Standing Ovation Overuse – Yes

Few things in life have become as cheap and as commoditized as the standing ovation. Like you, I haven’t been to a theater event in the past 25 years where, due to the overall national decline, dare we say ignorance, this hasn’t been expected, obligatory or required. It’s the theater equivalent of Slouching towards Gomorrah.

In the faded past of global cultural standards there seems to still be a dim collective memory of rewarding only the exceptional, but as in all things American, making people feel good and rewarding the mundane seems to trump actual talent and performance standards in every venue nowadays.  If I was an actor, I would be really steamed.
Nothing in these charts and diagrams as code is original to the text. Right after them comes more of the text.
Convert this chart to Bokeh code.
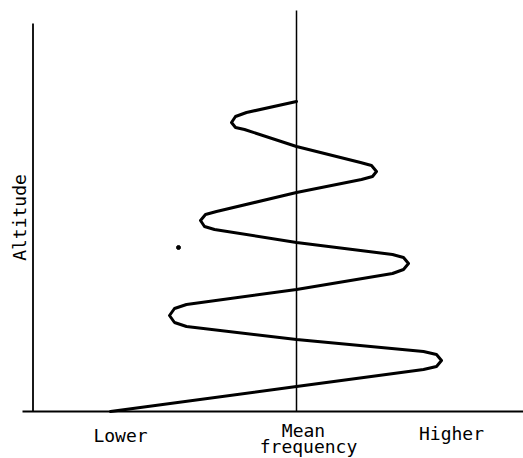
from bokeh.plotting import figure
from bokeh.models import Range1d, ColumnDataSource
from bokeh.core.properties import value
from bokeh.embed import file_html
from bokeh.resources import INLINE

# Frequency relative to the mean (0 = mean frequency), altitude in arbitrary units
curve_freq = [-1.86, 0.00,
              1.27, 1.40, 1.45, 1.40, 1.27, 0.00,
              -1.10, -1.22, -1.27, -1.22, -1.10, 0.00,
              0.96, 1.07, 1.12, 1.07, 0.96, 0.00,
              -0.82, -0.92, -0.96, -0.91, -0.80, 0.00,
              0.65, 0.76, 0.80, 0.75, 0.64, 0.00,
              -0.52, -0.61, -0.65, -0.61, -0.50, 0.00]
curve_alt = [0.00, 0.25,
             0.42, 0.45, 0.51, 0.57, 0.60, 0.72,
             0.85, 0.89, 0.96, 1.03, 1.07, 1.22,
             1.38, 1.42, 1.48, 1.54, 1.57, 1.69,
             1.82, 1.85, 1.91, 1.97, 2.00, 2.19,
             2.32, 2.35, 2.40, 2.46, 2.49, 2.65,
             2.82, 2.84, 2.89, 2.95, 2.99, 3.10]

mean_freq = 0.0
axis_freq = -2.635          # left (altitude) axis position
axis_top = 3.88
mean_top = 4.01
base_left, base_right = -2.74, 2.30

dot_freq = [-1.18]
dot_alt = [1.64]

tick_labels = ["Lower", "Mean", "frequency", "Higher"]
tick_x = [-1.76, 0.07, 0.12, 1.55]
tick_y = [-0.235, -0.19, -0.345, -0.215]

p = figure(width=523, height=458, output_backend="svg", toolbar_location=None,
           x_range=Range1d(-2.96, 2.27), y_range=Range1d(-0.47, 4.11),
           min_border=0, outline_line_color=None)
p.xaxis.visible = False
p.yaxis.visible = False
p.xgrid.visible = False
p.ygrid.visible = False
p.background_fill_color = "white"

# baseline
p.segment(x0=[base_left], y0=[0], x1=[base_right], y1=[0], line_color="black", line_width=1.8)
# altitude axis
p.segment(x0=[axis_freq], y0=[0], x1=[axis_freq], y1=[axis_top], line_color="black", line_width=1.8)
# mean frequency line
p.segment(x0=[mean_freq], y0=[0], x1=[mean_freq], y1=[mean_top], line_color="black", line_width=1.5)

# wave
p.line(curve_freq, curve_alt, line_color="black", line_width=3,
       line_join="round", line_cap="round")

# stray dot
p.scatter(dot_freq, dot_alt, size=4, color="black")

src = ColumnDataSource(dict(x=tick_x, y=tick_y, t=tick_labels))
p.text(x="x", y="y", text="t", source=src, text_font=value("DejaVu Sans Mono"),
       text_font_size="18px", text_align="center", text_baseline="alphabetic",
       text_color="black")

p.text(x=[-2.77], y=[1.94], text=["Altitude"], angle=1.5708,
       text_font=value("DejaVu Sans Mono"), text_font_size="18px",
       text_align="center", text_baseline="middle", text_color="black")

open("out.html", "w").write(file_html(p, INLINE))
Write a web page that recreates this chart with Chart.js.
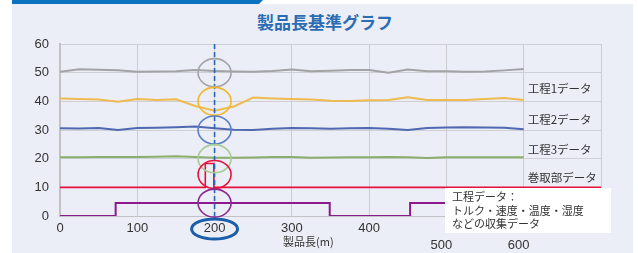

They say you can’t ever criticize motherhood or apple pie, but let’s be honest.  This phenomenon starts with Moms in grade schools with the vibrant effusive celebration of mediocrity for every child, in every event, in every grade, just to make sure no one feels bad. Teachers then encourage it and reinforce it under every performance scenario, again so no one feels bad.  It then carries over to organized sports, and from there to the workplace.  Fortune 500 employers right now are struggling mightily with the problems of an entire generation – Generation Y employees – the current crop of 16 to 29 year olds who are the most praise-addicted group of Americans to ever walk the earth. They automatically assume everyone else should get and expect praise all the time too.  Clearly, our theater audiences are increasingly cut from this same cloth.  Unfortunately, this has now migrated to every live performing art event everywhere, regardless of merit.

Yet the truly educated and well traveled still know the real standard for the standing ovation. The standing ovation is special. It is specifically reserved for special occasions and meritorious performances only. It is always supposed to be the exception, never the rule.

On many occasions, standing ovations in the theater are well earned of course. These types of standing ovations are heartfelt and genuine, and also easy to recognize. Folks leap to their feet quickly, with sincere earnestness and more or less in unison. There is a crackling tension and energy to the applause. The actors know it too, and very much appreciate it.  Outside of America, an even higher standard is used. The genuine international standing ovation begins only when a ranking leader in the audience, typically a prominent member of royalty, government or society, rises first. Only then, is it proper to rise from one’s seat and follow the lead. This is the standing ovation as it was originally intended, done in a deferential manner, yet denoting a clear aura of quasi-official approval. A heartfelt, genuine reward for a fine performance well executed.

More commonly found just about everywhere in America however, is the grudging ragged rise of the lesser-educated and undiscriminating Pavlovian clappers. Entire cattle-car airlines seem to cater now to a group of people who can best be described as guests of the Jerry Springer show. One of these folks on one of these airlines sat next to me on a recent flight.  By his smell and the way he was dressed, he gave every appearance of having slept in a cardboard box under a freeway the night before (which convinced me for all time that there is indeed such a thing as too low an airfare).  It shouldn’t be surprising some of these same folks now show up in theater audiences clapping like seals, texting, and dressed in jeans. These folks will stand up and clap at anything because, well, they simply never received enough education or training to know they’re not supposed to. As many have noticed, this type of ovation doesn’t start out standing at all. A polite and proper sitting ovation will start to get underway, one that is commensurate with the merit demonstrated. Then, a few clusters of folks start to get up, and for the most part these clusters are composed of females. Usually those same mother-types who clapped effusively at everything everywhere for their children. This starts to make other people nervous, especially the husbands and male companions. Not wanting to look like Nazi’s or have a long icy car ride home, they sluggishly rise too. Eventually more of Pavlov’s dogs grudgingly rise, and slowly the critical mass starts to be achieved. The last group (those like myself) only rise out of desperation because we are staring squarely at the butt-crack of the person in the row ahead of us, and can no longer see the stage – (the butt-crack block being the most powerful form of theater coercion imaginable). For most of these forced and fake standing ovations, you don’t get that feeling of genuine heartfelt gusto and an energy of conviction. It’s more like shaky stalks of wheat, or wavering Whack-a-Moles, gratefully looking for the slightest tap to be pounded down again.

In recent years, I’ve started to simply refuse to get up on many of these ovations. Refreshingly, I’ve started to notice others with me. We all tend to look around and spot each other sitting there, exchanging secret glances that lets each other know we aren’t invalids or anarchists, just fellow audience members who finally had the courage of their convictions.  For the sake of the theater, and paying meaningful differentiated homage to the actors, and also to contribute to the proper training of the next generation, I ask you to consider doing the same.  In the name of standards everywhere, I invite you to join us on an occasion as appropriate, and at the end of your next performance event, just take that spring out of your butt, and make your own contribution to the thwarting of The Great Decline.